Consider these other questions:
- Does the character have the same amount of information as the reader? If the reader knows more than the character then they’ll know what the right answer is. The character will not because they don’t have the benefit of the full puzzle. It means, they are more likely to make a mistake in a situation where the reader would be able to succeed. We put our own knowledge on the characters without realizing we’re being shown all the pieces.
- How stressful and time constrained is the situation? If you have all the time in the world, you can make a good decision even with partial information. A reader has this because they can put the book down and walk away to think about how the hero will get out of their situation. The character doesn’t have that luxury. They may have seconds or minutes to make a choice. In reality, this is where many people will screw up because of stress and panic. We’re talking people who may be brave and wise, but crack under the right amount of pressure. Characters should be treated no differently here. At least I think so.
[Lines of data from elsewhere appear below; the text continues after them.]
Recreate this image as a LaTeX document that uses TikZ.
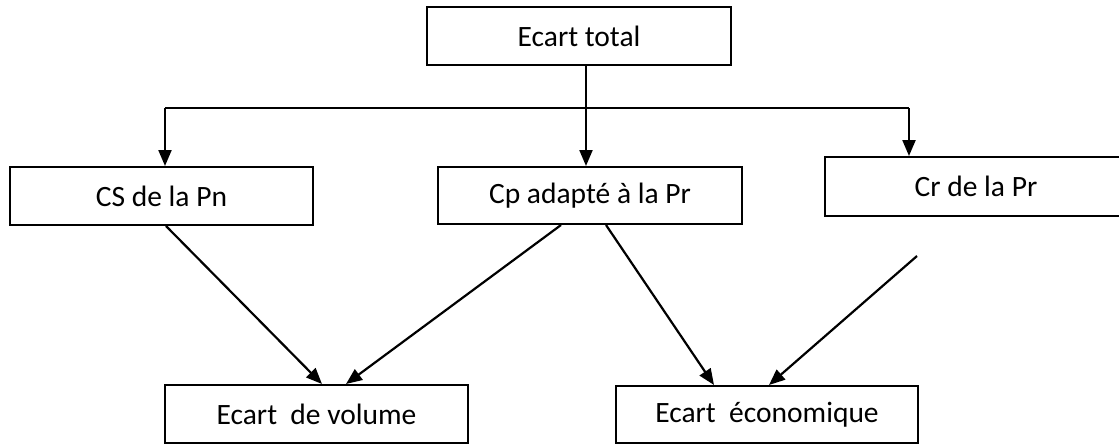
\documentclass[tikz,border=0pt]{standalone}
\usepackage{fontspec}
\setmainfont{Carlito}
\usetikzlibrary{arrows.meta}
\begin{document}
\begin{tikzpicture}[x=1pt,y=-1pt,
  box/.style={draw,line width=2pt,inner sep=0pt,font=\fontsize{29.5}{35}\selectfont},
  conn/.style={line width=2.2pt},
  arr/.style={conn,-{Triangle[length=16pt,width=13pt]}}]
\useasboundingbox (0,0) rectangle (1119,444);
\node[box,minimum width=304pt,minimum height=58pt] (tot) at (579,36) {Ecart total};
\node[box,minimum width=303pt,minimum height=58pt] (cs) at (161.5,196) {CS de la Pn};
\node[box,minimum width=304pt,minimum height=57pt] (cp) at (590,195.5) {Cp adapté à la Pr};
\node[box,minimum width=302pt,minimum height=59pt] (cr) at (976,186.5) {Cr de la Pr};
\node[box,minimum width=303pt,minimum height=58pt] (vol) at (316.5,414) {Ecart\ \ de volume};
\node[box,minimum width=302pt,minimum height=57pt] (eco) at (767,414.5) {Ecart\ \ économique};
\coordinate (j) at (586,108);
\coordinate (hl) at (165,108);
\coordinate (hr) at (909,108);
\draw[conn] (tot.south -| j) -- (j);
\draw[conn] (hl) -- (hr);
\draw[arr] (hl) -- (hl |- cs.north);
\draw[arr] (j) -- (j |- cp.north);
\draw[arr] (hr) -- (hr |- cr.north);
\draw[arr] ([xshift=157pt]cs.south west) -- ([xshift=158pt]vol.north west);
\draw[arr] ([xshift=124pt]cp.south west) -- ([xshift=182pt]vol.north west);
\draw[arr] ([xshift=169pt]cp.south west) -- ([xshift=99pt]eco.north west);
\draw[arr] ([xshift=93pt,yshift=-39pt]cr.south west) -- ([xshift=154pt]eco.north west);
\end{tikzpicture}
\end{document}
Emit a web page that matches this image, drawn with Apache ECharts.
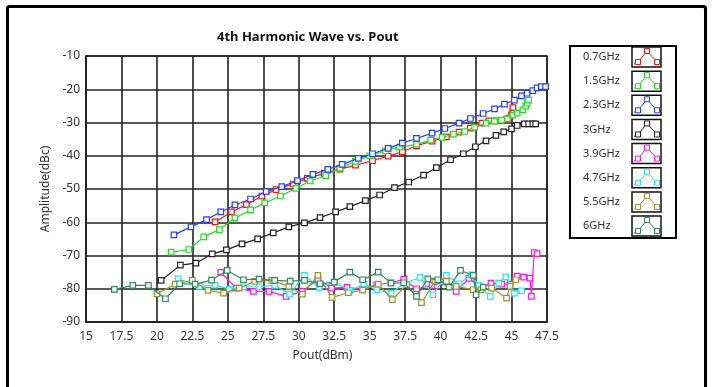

- Is the character going to learn from that mistake? As I said, mistakes are very common in reality. This is one of the ways in which a person learns and grows even if they’re already an adult. ‘Trail and error’ is the term instead of ‘do it perfectly on the first try’. If the character realizes their mistake and grows stronger because of it then that makes them more relatable. Think of every time you’ve screwed up and had to improve to avoid making the same mistake. People gave you a second chance, so the fictional characters should get the same.
That third question is key for both readers and authors. You need to show that the mistake had an impact in order to justify it being made. This is especially true if it’s a mid-story decision. It is harder to pull off a finale bad decision, but those are still realistic if set up correctly. The alternative is to make characters perfect and never fail, but then you get complaints that there are no stakes. Just can’t win in some ways.
So, what do you think about characters making mistakes?